Inter-modality module
Following the completion of the aforementioned feature extraction process, we obtained the cross-scale equalization features of sMRI and fMRI. To ensure that our model can comprehensively capture intermodality features and account for their coupling relationships, we incorporated the coupling matrices of these two features as merged features into the classifier for contrastive learning of the associations between modalities. We utilized cosine similarity to calculate the coupling matrices of spatiotemporal features, subsequently mapping them onto a probability map using the softmax function, thereby ensuring that feature values are constrained between 0 and 1. Such normalization operation guarantees a unified measurement for the coupling matrix in subsequent processing. The formula is as follows:
$${\text{G}}_{n}=\text{S}\text{o}\text{f}\text{t}\text{m}\text{a}\text{x}\left(\frac{{\text{W}}_{s}{\text{g}}_{n}^{{\prime }}\bullet {\text{W}}_{f}{\text{g}}_{m}^{{\prime }{\prime }}}{\sqrt{{d}_{k}}}\right)$$
6
,
where \({\text{g}}_{\text{n}}^{{\prime }}\) and \({\text{g}}_{\text{m}}^{{\prime }{\prime }}\) represent the feature maps of sMRI and fMRI, respectively, after being processed by the intramodality module; and \({\text{d}}_{\text{k}}\) denotes the number of columns in the coupled feature map, which is set to 64 in our research study.

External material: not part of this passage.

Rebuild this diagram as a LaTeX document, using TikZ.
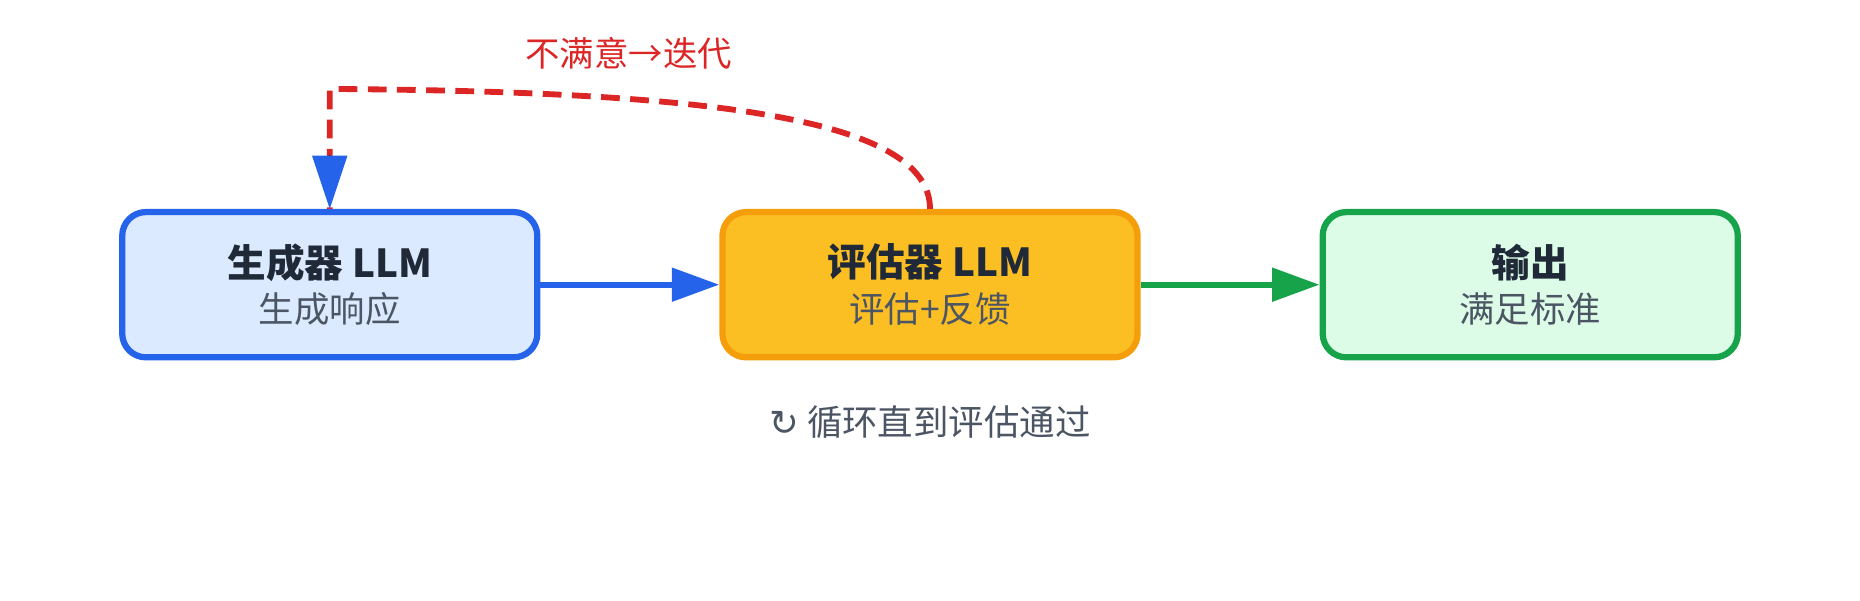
\documentclass[tikz,border=0pt]{standalone}
\usepackage{fontspec}
\setmainfont{Noto Sans CJK SC}
\usetikzlibrary{arrows.meta}
\definecolor{bl}{HTML}{2563EB}\definecolor{blf}{HTML}{DBEAFE}
\definecolor{org}{HTML}{F59E0B}\definecolor{orf}{HTML}{FBBF24}
\definecolor{gr}{HTML}{16A34A}\definecolor{grf}{HTML}{DCFCE7}
\definecolor{rd}{HTML}{DC2626}\definecolor{tx}{HTML}{1F2937}\definecolor{gy}{HTML}{4B5563}
\begin{document}
\begin{tikzpicture}[x=0.02cm,y=-0.02cm,
 box/.style={draw,line width=3pt,rounded corners=0.4cm,minimum width=7.0cm,minimum height=2.45cm,align=center,text=tx,font=\fontsize{17}{24}\selectfont},
 arr/.style={line width=3pt,-{Triangle[length=0.8cm,width=0.55cm]}}]
\useasboundingbox (0,0) rectangle (1568,506);
\node[box,draw=bl,fill=blf] (g) at (278,240) {{\fontsize{18.5}{24}\selectfont\textbf{生成器 LLM}}\\[-2pt]{\color{gy}生成响应}};
\node[box,draw=org,fill=orf] (e) at (784,240) {{\fontsize{18.5}{24}\selectfont\textbf{评估器 LLM}}\\[-2pt]{\color{gy}评估+反馈}};
\node[box,draw=gr,fill=grf] (o) at (1290,240) {{\fontsize{18.5}{24}\selectfont\textbf{输出}}\\[-2pt]{\color{gy}满足标准}};
\draw[arr,bl] (g) -- (e);
\draw[arr,gr] (e) -- (o);
\coordinate (c) at (278,75);
\draw[rd,line width=2.8pt,dash pattern=on 9pt off 5pt] (e.north) .. controls (784,100) and (600,77) .. (c) -- (g.north);
\draw[line width=0pt,-{Triangle[length=0.9cm,width=0.6cm,color=bl,fill=bl]}] (278,140) -- (g.north);
\node[rd,font=\fontsize{16.5}{20}\selectfont] (l) at (530,45) {不满意→迭代};
\node[gy,font=\fontsize{17}{20}\selectfont] (b) at (784,356) {{\setmainfont{DejaVu Sans}\selectfont ↻} 循环直到评估通过};
\end{tikzpicture}
\end{document}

We employ a random matching approach to fuse the intermodality features. In this way, each sMRI feature is paired with an fMRI feature, thoroughly accounting for all possible matching combinations between modalities. By calculating the coupling matrix, we project the intermodality contrast features into the label semantic space; the cosine calculation operation solves the fusion difficulty caused by different data dimensions. Finally, the fused features are input into the classifier to complete the classification of the corresponding tasks.
Classifier module
In this study, a CNN was selected as the classifier for our model, as shown in Fig. 2c. Through the 4-layer CNN classification designed in this study, we can better learn the global features in the coupling matrix and achieve a higher classification performance. The convolution strategy of the CNN selects the convolution method of downsampling and further simplifies and extracts the key features among the the coupled features, thereby improving the final classification accuracy.
K-Fold cross-validation
Because of the constraints of the sample data, the CSEPC network model may encounter overfitting problems. To reduce their impact on the experimental results, we performed K-fold cross-validation. For our experiments, we set the value of K to 10. The subject samples were randomly divided into ten subsamples of equal size, of which one subsample was used as the test set to validate the classification performance of the model, while the remaining nine subsamples were used as training data. This cross-validation procedure was repeated 10 times, with each subsample used once as a test set. By following these procedures, we can check whether the model is experiencing overfitting problems.
Experimental setup
We implemented the proposed deep-learning approach using the Pytorch framework. All experiments were run on an NVIDIA Tesla V100 16GB GPU and Windows Server 2016. In the CSEPC training process, we separately trained the sMRI_CSEP and fMRI_CSEP models. We used the stochastic gradient descent function (SGD) as the optimizer of the models during the training process and set the batch size to 1.